Ce n’est pas d’hier que dans l’écrit se font entendre des inflexions venues de l’oralité. Les fleurs de la grande littérature ne dégagent parfois aucun parfum. Tout innocentes, celles de champs, n’ayant rien d’artificiel, semblent fournir un certain modèle à la littérature. Fénelon les préférait à « celles des plus somptueux jardins ».
Parler, écrire évoque à nos yeux un miroir dans lequel le monde se réfléchit. Songeons au mot de Stendhal : « Un roman est un miroir qui se promène sur une grande route ». Ce qui est vu devant soi ou perçu au-dedans de soi constitue un référent, un monde auquel renvoient les actes de parole et d’écriture. L’écrit nécessite un apprentissage préalable des plus complexes permettant parfois d’atteindre ce que nous appelons le naturel de l’expression. Ainsi, formuler quelque chose ne nécessite pas qu’à chaque étape de l’élaboration d’un dire soit entreprise parallèlement une étude approfondie de tout ce qu’implique la sorte d’horlogerie qu’est le langage. Chez qui écrit, la conscience de ce que présuppose techniquement le fait d’écrire finit en quelque sorte par être reléguée à l’arrière-plan. L’acquis devient l’équivalent de l’inné. Une analogie illustre cela : un marcheur peut tout ignorer de l’anatomie du corps humain. De même, la motricité du discours n’implique en rien de la part des locuteurs qu’ils possèdent un bagage de connaissances d’ordre linguistique.

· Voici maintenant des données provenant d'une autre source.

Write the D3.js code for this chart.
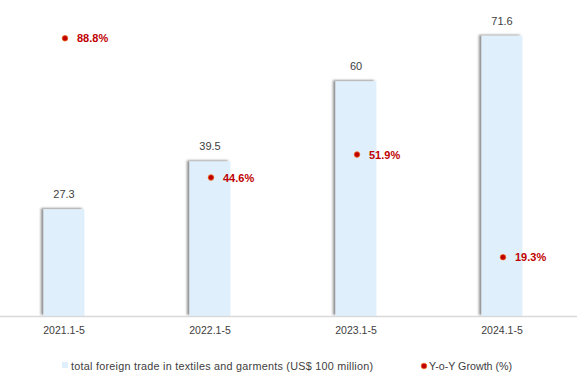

Il en va autrement lorsque vient le temps d’écrire Jean dit, car ici intervient un acte de mimétisme et de quasi-traduction. À tout le moins de translation, le parler étant transposé dans l’écrit. Le poète pour écrire Jean dit doit passer par une forme de méconnaissance. Il s’agit pour lui de faire fi d’un savoir, alors que pour Jack Kerouac, à qui rend hommage et est dédié ce recueil de 111 courts poèmes, c’était plutôt un certain savoir qui manquait à l’appel. Pour cet écrivain « moitié Canuck et moitié Yankee », écrire en français s’accomplissait en sens inverse : non à partir d’un non-respect volontaire des règles admises en matière de grammaire (afin ici de rendre un semblant d’oralité), mais en s’élaborant depuis l’acquis rudimentaire transmis par « mémère », l’un des personnages du recueil – sans doute une femme illettrée. Kerouac n’avait pas appris le français sur les bancs d’école. Qu’on en juge par soi-même. « Je commençait à voire des morceaus de la mort dans des scenes comme ça. J’voula allez chez nous dans mon beau lit. Ou est cette lit aujourd’hui ? » (Propos cités en épigraphe.)
Le recueil de Maxime Catellier vaut amplement le détour. Il s’ouvre sur un avant-propos où l’écrivain présente son projet tout en abordant la question de la langue : « Parle, parle, jase, jase. Ce qui fait qu’une langue chante, c’est le rythme avec lequel elle rebondit entre les mots. Son rapport à l’oralité n’est pas accessoire : il s’agit de la pierre d’assise de sa poétique ». Les poèmes de Jean dit ressemblent à « l’idiome du jazz » ; ils empruntent, nous dit l’auteur, aux conversations tenues « dans la langue de notre joual » comme entendu dans nos tavernes ou autres lieux populaires. Ce sont pour la plupart des poèmes qui font part d’une remarquable inventivité. La fantaisie est ici au rendez-vous. S’ils ne sont pas tous facétieux, au milieu de leur jonglerie où s’immisce par moments un brin d’absurdité, nombre d’entre eux sont empreints de gravité. « Sur le chemin / entre la maison / pis l’école / une montagne / de mensonges / se dresse / pis on ne sait pas / de quel bord / elle a commencé. »
Les poèmes de Catellier sont suivis d’une lettre de Dany Laferrière. Certes, elle n’est pas étanche la frontière séparant la parole de l’écrit mais, non sans habileté, tel un ingénieux passe-muraille, le célèbre académicien parvient à se glisser dans le livre de Catellier en s’accordant au ton de l’ensemble. C’est là un autre tour de ce brillant prestidigitateur.